[start]

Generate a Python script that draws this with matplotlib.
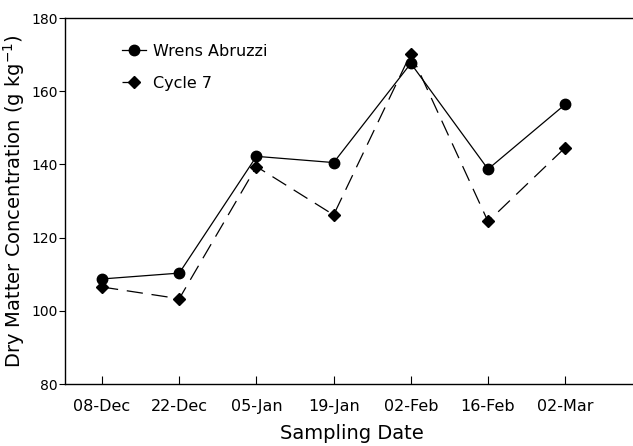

[end]
[start]

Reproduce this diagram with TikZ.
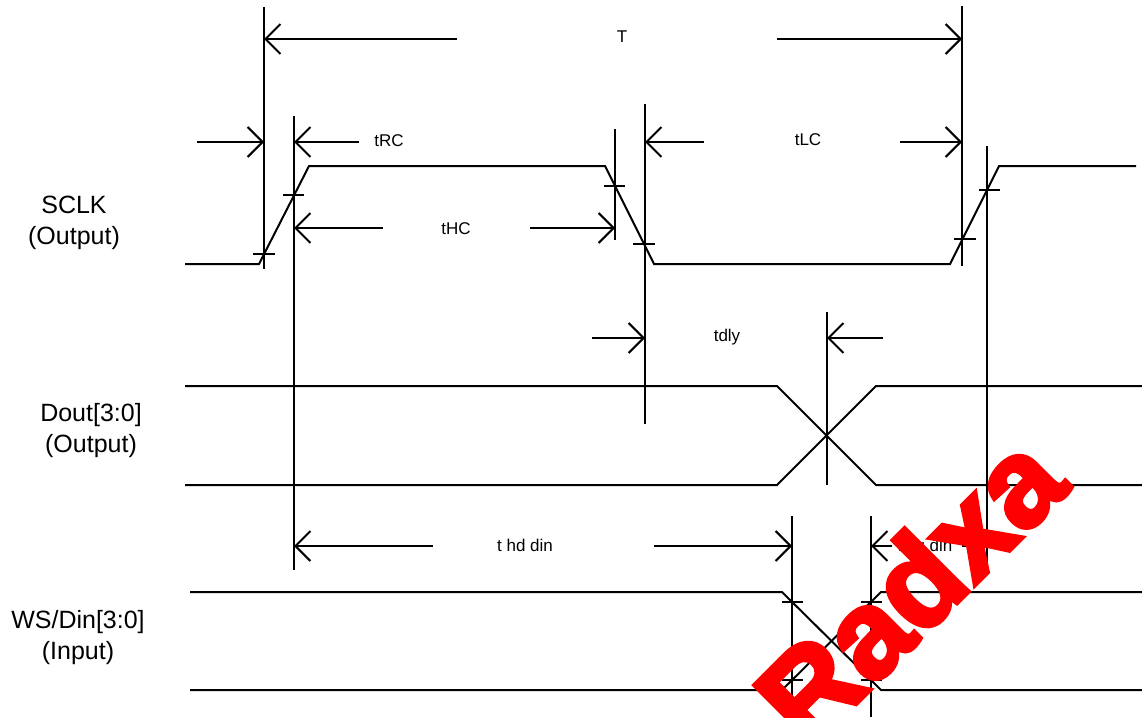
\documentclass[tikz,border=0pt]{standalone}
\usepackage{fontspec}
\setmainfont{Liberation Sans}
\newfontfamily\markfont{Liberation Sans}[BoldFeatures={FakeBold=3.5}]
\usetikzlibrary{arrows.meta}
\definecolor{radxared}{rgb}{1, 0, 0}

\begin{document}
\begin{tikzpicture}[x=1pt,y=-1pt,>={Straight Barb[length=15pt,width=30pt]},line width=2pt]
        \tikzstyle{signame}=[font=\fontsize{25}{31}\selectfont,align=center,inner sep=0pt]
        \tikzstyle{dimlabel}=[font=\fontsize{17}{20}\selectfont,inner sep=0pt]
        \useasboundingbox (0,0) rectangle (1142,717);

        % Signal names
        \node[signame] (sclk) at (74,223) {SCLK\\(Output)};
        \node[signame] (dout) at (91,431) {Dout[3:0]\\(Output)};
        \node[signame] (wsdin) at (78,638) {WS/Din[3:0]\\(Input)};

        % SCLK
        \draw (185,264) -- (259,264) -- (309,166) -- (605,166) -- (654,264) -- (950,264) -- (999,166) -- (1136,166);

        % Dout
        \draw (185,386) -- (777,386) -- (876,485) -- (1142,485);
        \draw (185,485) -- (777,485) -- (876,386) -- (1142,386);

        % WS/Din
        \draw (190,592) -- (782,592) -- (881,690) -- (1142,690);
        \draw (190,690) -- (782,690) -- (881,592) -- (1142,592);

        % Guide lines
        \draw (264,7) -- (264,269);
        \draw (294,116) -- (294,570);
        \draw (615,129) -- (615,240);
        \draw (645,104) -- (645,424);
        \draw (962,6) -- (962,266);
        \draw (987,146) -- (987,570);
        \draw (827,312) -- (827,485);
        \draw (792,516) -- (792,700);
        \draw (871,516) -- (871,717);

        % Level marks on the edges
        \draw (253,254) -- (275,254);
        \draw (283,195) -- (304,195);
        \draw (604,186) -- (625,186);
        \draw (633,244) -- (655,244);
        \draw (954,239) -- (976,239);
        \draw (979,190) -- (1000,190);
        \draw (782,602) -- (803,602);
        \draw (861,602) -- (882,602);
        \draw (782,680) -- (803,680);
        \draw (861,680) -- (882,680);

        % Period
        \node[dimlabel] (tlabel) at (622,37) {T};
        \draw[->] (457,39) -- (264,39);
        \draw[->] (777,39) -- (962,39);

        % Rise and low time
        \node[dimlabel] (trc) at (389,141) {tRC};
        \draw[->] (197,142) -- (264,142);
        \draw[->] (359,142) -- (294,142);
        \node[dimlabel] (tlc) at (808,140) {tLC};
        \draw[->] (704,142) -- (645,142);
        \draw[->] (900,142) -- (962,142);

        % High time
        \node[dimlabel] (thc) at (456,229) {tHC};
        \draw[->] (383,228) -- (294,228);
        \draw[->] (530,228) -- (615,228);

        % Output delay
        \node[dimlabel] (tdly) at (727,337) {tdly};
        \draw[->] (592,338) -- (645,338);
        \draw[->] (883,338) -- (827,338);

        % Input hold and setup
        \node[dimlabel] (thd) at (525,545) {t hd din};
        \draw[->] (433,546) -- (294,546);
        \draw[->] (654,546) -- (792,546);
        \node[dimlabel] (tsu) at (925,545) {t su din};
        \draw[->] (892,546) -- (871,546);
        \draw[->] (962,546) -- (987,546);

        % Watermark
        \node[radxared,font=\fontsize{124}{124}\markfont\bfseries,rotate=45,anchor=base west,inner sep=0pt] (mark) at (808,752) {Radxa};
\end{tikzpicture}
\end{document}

[end]

§ Written request: From the listing above, repeat only the lines between the line containing "Reproduce this diagram with TikZ." and the line containing "(876,386) -- (1142,386);", those two included. Pictures are not part of the copy.

§ Full output:
Reproduce this diagram with TikZ.
\documentclass[tikz,border=0pt]{standalone}
\usepackage{fontspec}
\setmainfont{Liberation Sans}
\newfontfamily\markfont{Liberation Sans}[BoldFeatures={FakeBold=3.5}]
\usetikzlibrary{arrows.meta}
\definecolor{radxared}{rgb}{1, 0, 0}

\begin{document}
\begin{tikzpicture}[x=1pt,y=-1pt,>={Straight Barb[length=15pt,width=30pt]},line width=2pt]
        \tikzstyle{signame}=[font=\fontsize{25}{31}\selectfont,align=center,inner sep=0pt]
        \tikzstyle{dimlabel}=[font=\fontsize{17}{20}\selectfont,inner sep=0pt]
        \useasboundingbox (0,0) rectangle (1142,717);

        % Signal names
        \node[signame] (sclk) at (74,223) {SCLK\\(Output)};
        \node[signame] (dout) at (91,431) {Dout[3:0]\\(Output)};
        \node[signame] (wsdin) at (78,638) {WS/Din[3:0]\\(Input)};

        % SCLK
        \draw (185,264) -- (259,264) -- (309,166) -- (605,166) -- (654,264) -- (950,264) -- (999,166) -- (1136,166);

        % Dout
        \draw (185,386) -- (777,386) -- (876,485) -- (1142,485);
        \draw (185,485) -- (777,485) -- (876,386) -- (1142,386);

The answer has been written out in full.